I made a grunt of agreement and took advantage of the slight slowing of our pace while she ate the last of her Sports Beans. “I’m sure you can do it. It won’t be fun, but you’ll do it.”

That was when, as they say, I got thoroughly schooled. “I would rather say it’s not going to be easy,” J said genially, resuming our target pace (aw crap). “I still think it will be fun. I wouldn’t do it otherwise. But something can be difficult and still be fun.”

She was right, and it was the kind of thing I’ve said myself a great many times. I don’t run to prove anything to anyone, not even myself. As someone with a propensity to feel lousy about everything most of the time, I personally don’t believe in taking on any unnecessary suffering, not even for the possibility of being crowned a badass. I run, I have always told myself, because I enjoy it. Was I enjoying this?

Maybe that’s not the right question to ask—or, rather, not the right way to ask that question.
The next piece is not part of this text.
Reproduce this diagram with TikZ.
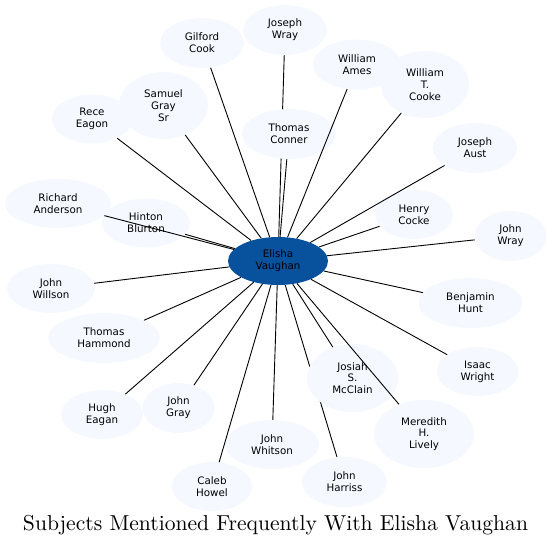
\documentclass[tikz,border=0pt]{standalone}
\usepackage{fontspec}
\newfontfamily\nodefont{DejaVu Sans}
\newfontfamily\titlefont{lmroman10-regular}[Extension=.otf]
\usetikzlibrary{shapes.geometric,backgrounds}
\definecolor{leaf}{HTML}{F5F9FF}
\definecolor{hub}{HTML}{08519C}
\tikzset{
  person/.style={ellipse, fill=leaf, draw=none, inner sep=0pt, align=center,
    font=\nodefont\fontsize{10.3}{11.7}\selectfont, text=black},
  hubnode/.style={person, fill=hub},
  link/.style={draw=black, line width=0.9pt},
}
\begin{document}
\begin{tikzpicture}[x=1pt,y=1pt]
\useasboundingbox (0,0) rectangle (552,-547);
\node[hubnode, minimum width=100pt, minimum height=48pt] (ev) at (278,-261) {Elisha\\Vaughan};
\node[person, minimum width=84pt, minimum height=50pt] (jwray) at (285,-30) {Joseph\\Wray};
\node[person, minimum width=84pt, minimum height=50pt] (gcook) at (202,-43) {Gilford\\Cook};
\node[person, minimum width=88pt, minimum height=50pt] (wames) at (357,-64.5) {William\\Ames};
\node[person, minimum width=88pt, minimum height=67pt] (wtcooke) at (425,-84.5) {William\\T.\\Cooke};
\node[person, minimum width=89pt, minimum height=67pt] (sgray) at (163.5,-105.5) {Samuel\\Gray\\Sr};
\node[person, minimum width=80pt, minimum height=49pt] (reagon) at (92,-119) {Rece\\Eagon};
\node[person, minimum width=94pt, minimum height=50pt] (tconner) at (289,-134) {Thomas\\Conner};
\node[person, minimum width=84pt, minimum height=50pt] (jaust) at (475,-148) {Joseph\\Aust};
\node[person, minimum width=106pt, minimum height=49pt] (randerson) at (58,-203.5) {Richard\\Anderson};
\node[person, minimum width=78pt, minimum height=49pt] (hcocke) at (414,-214.5) {Henry\\Cocke};
\node[person, minimum width=88pt, minimum height=49pt] (hblurton) at (146,-223) {Hinton\\Blurton};
\node[person, minimum width=72pt, minimum height=50pt] (johnwray) at (510.5,-236) {John\\Wray};
\node[person, minimum width=88pt, minimum height=49pt] (jwillson) at (51,-288.5) {John\\Willson};
\node[person, minimum width=104pt, minimum height=50pt] (bhunt) at (470.5,-303) {Benjamin\\Hunt};
\node[person, minimum width=112pt, minimum height=50pt] (thammond) at (104,-338) {Thomas\\Hammond};
\node[person, minimum width=82pt, minimum height=49pt] (iwright) at (477.5,-371.5) {Isaac\\Wright};
\node[person, minimum width=91pt, minimum height=68pt] (jmcclain) at (352.5,-378) {Josiah\\S.\\McClain};
\node[person, minimum width=72pt, minimum height=50pt] (jgray) at (178.5,-408) {John\\Gray};
\node[person, minimum width=82pt, minimum height=49pt] (heagan) at (102,-414.5) {Hugh\\Eagan};
\node[person, minimum width=100pt, minimum height=68pt] (mlively) at (424,-434) {Meredith\\H.\\Lively};
\node[person, minimum width=94pt, minimum height=49pt] (jwhitson) at (272,-444.5) {John\\Whitson};
\node[person, minimum width=85pt, minimum height=50pt] (jharriss) at (344.5,-482) {John\\Harriss};
\node[person, minimum width=80pt, minimum height=49pt] (chowel) at (212,-486.5) {Caleb\\Howel};
\begin{pgfonlayer}{background}
\draw[link] (jwray) -- (ev);
\draw[link] (jharriss) -- (ev);
\end{pgfonlayer}
\foreach \n in {gcook,wames,wtcooke,sgray,reagon,tconner,jaust,randerson,hcocke,hblurton,johnwray,jwillson,bhunt,thammond,iwright,jmcclain,jgray,heagan,mlively,jwhitson,chowel}
  \draw[link] (\n) -- (ev);
\node[inner sep=0pt] (title) at (275.5,-525) {\titlefont\fontsize{21.6}{24}\selectfont Subjects Mentioned Frequently With Elisha Vaughan};
\end{tikzpicture}
\end{document}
At the moment, struggling, frustrated, and deeply worried that I would not be able to finish the whole marathon with J much less provide any support or guidance, no, I was not enjoying it. But running, like a lot of things a person can love, is not just about instant gratification. That first marathon of mine was ghastly, yet here I am a good two dozen marathons later still going after another. You can’t always know how an experience will be, or what you’ll get from it, until you’ve done it, and even then it might be a while before you really get it. In short, you’re never too old to be young and naïve.